▶ _Problem description_: Repeat the material exactly from its first line to the line that includes "const myChart = echarts.init(document.getElementById('chart'))". Skip pictures.

____________

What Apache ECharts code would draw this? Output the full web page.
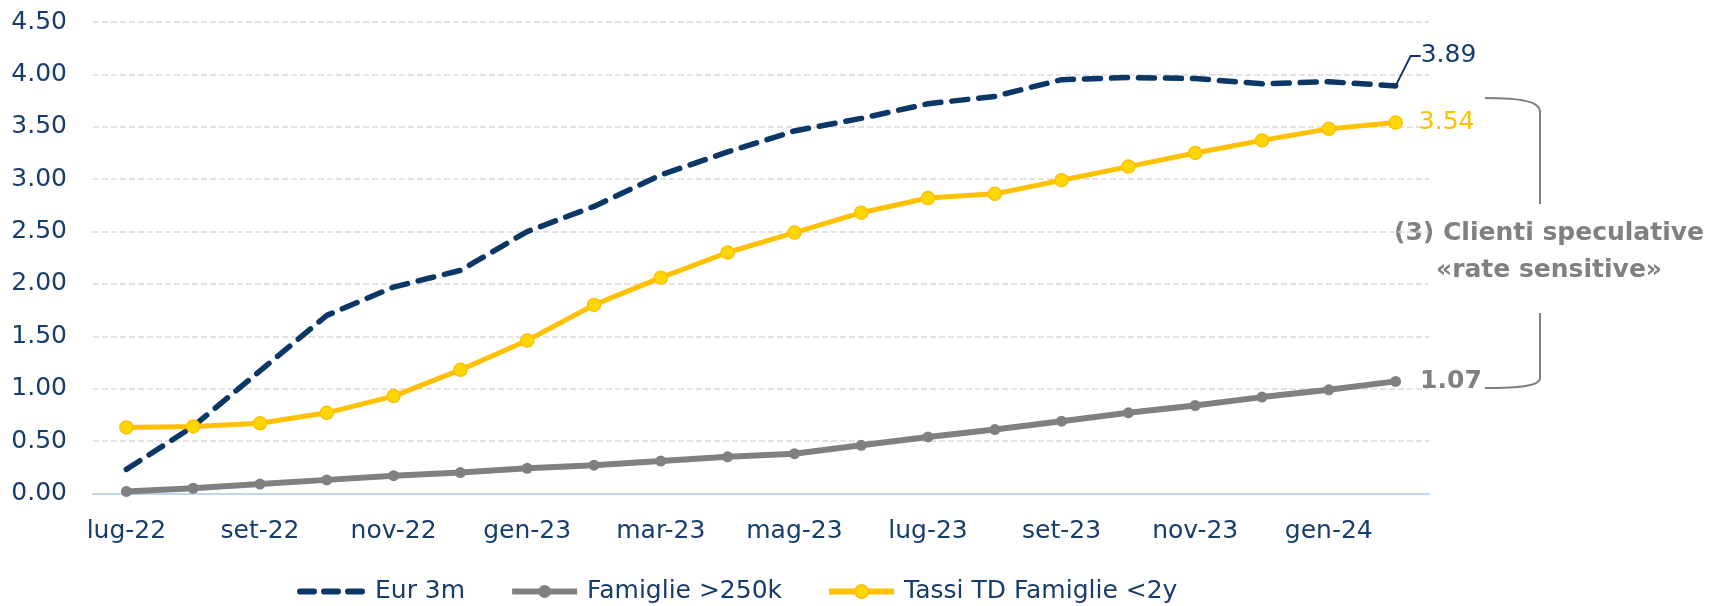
<!DOCTYPE html>
<html>
<head>
<meta charset="utf-8">
<script src="https://cdn.jsdelivr.net/npm/echarts@6/dist/echarts.min.js"></script>
<style>
  html, body { margin: 0; padding: 0; background: #fff; }
  #chart { width: 1718px; height: 606px; }
</style>
</head>
<body>
<div id="chart"></div>
<script>
  // mesi (asse x)
  const months = ['lug-22', 'ago-22', 'set-22', 'ott-22', 'nov-22', 'dic-22',
    'gen-23', 'feb-23', 'mar-23', 'apr-23', 'mag-23', 'giu-23',
    'lug-23', 'ago-23', 'set-23', 'ott-23', 'nov-23', 'dic-23',
    'gen-24', 'feb-24']

  // Eur 3m
  const eur3m = [0.23, 0.64, 1.17, 1.70, 1.97, 2.13, 2.50, 2.74, 3.04, 3.26,
    3.46, 3.58, 3.72, 3.79, 3.95, 3.97, 3.96, 3.91, 3.93, 3.89]

  // Famiglie >250k
  const famiglie250k = [0.02, 0.05, 0.09, 0.13, 0.17, 0.20, 0.24, 0.27, 0.31, 0.35,
    0.38, 0.46, 0.54, 0.61, 0.69, 0.77, 0.84, 0.92, 0.99, 1.07]

  // Tassi TD Famiglie <2y
  const tassiTD = [0.63, 0.64, 0.67, 0.77, 0.93, 1.18, 1.46, 1.80, 2.06, 2.30,
    2.49, 2.68, 2.82, 2.86, 2.99, 3.12, 3.25, 3.37, 3.48, 3.54]

  const navy = '#163d6b'
  const font = 'DejaVu Sans'
  const fs = 25
  const bracket = { fill: 'none', stroke: '#7f7f7f', lineWidth: 2 }

  // ultimo punto con etichetta
  const lastLabel = (arr, label) =>
    arr.map((v, i) => (i === arr.length - 1 ? { value: v, label: Object.assign({ show: true }, label) } : v))

  const myChart = echarts.init(document.getElementById('chart'))

  const option = {
    animation: false,
    textStyle: { fontFamily: font },
    grid: {
      left: 93,
      right: 289,
      top: 22,
      bottom: 112.5
    },
    legend: {
      left: 292,
      top: 574,
      itemWidth: 65,
      itemHeight: 16,
      itemGap: 44,
      textStyle: { fontSize: fs, color: navy, fontFamily: font, padding: [0, 0, 0, 5] },
      data: [
        { name: 'Eur 3m', itemStyle: { opacity: 0 }, lineStyle: { width: 6, type: [14, 10], cap: 'round' } },
        { name: 'Famiglie >250k', lineStyle: { width: 6 } },
        { name: 'Tassi TD Famiglie <2y', lineStyle: { width: 6 } }
      ]
    },
    xAxis: {
      type: 'category',
      boundaryGap: true,
      data: months,
      axisLine: { lineStyle: { color: '#bdd7ee', width: 2 } },
      axisTick: { interval: 1, length: 8, lineStyle: { color: '#bdd7ee', width: 2 } },
      axisLabel: { interval: 1, fontSize: fs, color: navy, margin: 25, fontFamily: font }
    },
    yAxis: {
      type: 'value',
      min: 0,
      max: 4.5,
      interval: 0.5,
      axisLine: { show: false },
      axisTick: { show: false },
      axisLabel: {
        fontSize: fs,
        color: navy,
        margin: 26,
        fontFamily: font,
        formatter: (v) => v.toFixed(2)
      },
      splitLine: { lineStyle: { color: '#d9d9d9', type: [6, 3], width: 1.5 } }
    },
    series: [
      {
        name: 'Eur 3m',
        type: 'line',
        symbol: 'circle',
        symbolSize: 0.1,
        showSymbol: true,
        z: 2,
        lineStyle: { color: '#0b3766', width: 5.5, type: [16, 11], cap: 'round' },
        itemStyle: { color: '#0b3766' },
        data: lastLabel(eur3m, {
          position: 'right',
          distance: 5,
          fontSize: fs,
          color: navy,
          fontFamily: font,
          formatter: (p) => p.value.toFixed(2)
        }),
        labelLayout: { dx: 20, dy: -30 },
        labelLine: { show: true, length2: 10, lineStyle: { color: '#0b3766', width: 2 } }
      },
      {
        name: 'Famiglie >250k',
        type: 'line',
        symbol: 'circle',
        symbolSize: 11,
        z: 3,
        lineStyle: { color: '#808080', width: 6 },
        itemStyle: { color: '#808080' },
        data: lastLabel(famiglie250k, {
          position: 'right',
          distance: 19,
          fontSize: fs,
          fontWeight: 'bold',
          color: '#808080',
          fontFamily: font,
          formatter: (p) => p.value.toFixed(2)
        })
      },
      {
        name: 'Tassi TD Famiglie <2y',
        type: 'line',
        symbol: 'circle',
        symbolSize: 13,
        z: 4,
        lineStyle: { color: '#ffc000', width: 5 },
        itemStyle: { color: '#ffd700', borderColor: '#ffc000', borderWidth: 1.5 },
        data: lastLabel(tassiTD, {
          position: 'right',
          distance: 16,
          fontSize: fs,
          color: '#ffc000',
          fontFamily: font,
          formatter: (p) => p.value.toFixed(2)
        })
      }
    ],
    graphic: [
      // parentesi di annotazione
      {
        type: 'bezierCurve',
        shape: { x1: 1485, y1: 98, cpx1: 1520, cpy1: 98, cpx2: 1540, cpy2: 101, x2: 1540, y2: 112 },
        style: bracket
      },
      {
        type: 'line',
        shape: { x1: 1540, y1: 112, x2: 1540, y2: 204 },
        style: bracket
      },
      {
        type: 'line',
        shape: { x1: 1540, y1: 313, x2: 1540, y2: 378 },
        style: bracket
      },
      {
        type: 'bezierCurve',
        shape: { x1: 1540, y1: 378, cpx1: 1540, cpy1: 386, cpx2: 1520, cpy2: 388, x2: 1485, y2: 388 },
        style: bracket
      },
      {
        type: 'text',
        x: 1549,
        y: 215,
        style: {
          text: '(3) Clienti speculative\n«rate sensitive»',
          align: 'center',
          verticalAlign: 'top',
          fontSize: fs,
          fontWeight: 'bold',
          lineHeight: 37,
          fill: '#808080',
          fontFamily: font
        }
      }
    ]
  }

  myChart.setOption(option)
</script>
</body>
</html>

____________

▶ _The output_:
What Apache ECharts code would draw this? Output the full web page.
<!DOCTYPE html>
<html>
<head>
<meta charset="utf-8">
<script src="https://cdn.jsdelivr.net/npm/echarts@6/dist/echarts.min.js"></script>
<style>
  html, body { margin: 0; padding: 0; background: #fff; }
  #chart { width: 1718px; height: 606px; }
</style>
</head>
<body>
<div id="chart"></div>
<script>
  // mesi (asse x)
  const months = ['lug-22', 'ago-22', 'set-22', 'ott-22', 'nov-22', 'dic-22',
    'gen-23', 'feb-23', 'mar-23', 'apr-23', 'mag-23', 'giu-23',
    'lug-23', 'ago-23', 'set-23', 'ott-23', 'nov-23', 'dic-23',
    'gen-24', 'feb-24']

  // Eur 3m
  const eur3m = [0.23, 0.64, 1.17, 1.70, 1.97, 2.13, 2.50, 2.74, 3.04, 3.26,
    3.46, 3.58, 3.72, 3.79, 3.95, 3.97, 3.96, 3.91, 3.93, 3.89]

  // Famiglie >250k
  const famiglie250k = [0.02, 0.05, 0.09, 0.13, 0.17, 0.20, 0.24, 0.27, 0.31, 0.35,
    0.38, 0.46, 0.54, 0.61, 0.69, 0.77, 0.84, 0.92, 0.99, 1.07]

  // Tassi TD Famiglie <2y
  const tassiTD = [0.63, 0.64, 0.67, 0.77, 0.93, 1.18, 1.46, 1.80, 2.06, 2.30,
    2.49, 2.68, 2.82, 2.86, 2.99, 3.12, 3.25, 3.37, 3.48, 3.54]

  const navy = '#163d6b'
  const font = 'DejaVu Sans'
  const fs = 25
  const bracket = { fill: 'none', stroke: '#7f7f7f', lineWidth: 2 }

  // ultimo punto con etichetta
  const lastLabel = (arr, label) =>
    arr.map((v, i) => (i === arr.length - 1 ? { value: v, label: Object.assign({ show: true }, label) } : v))

  const myChart = echarts.init(document.getElementById('chart'))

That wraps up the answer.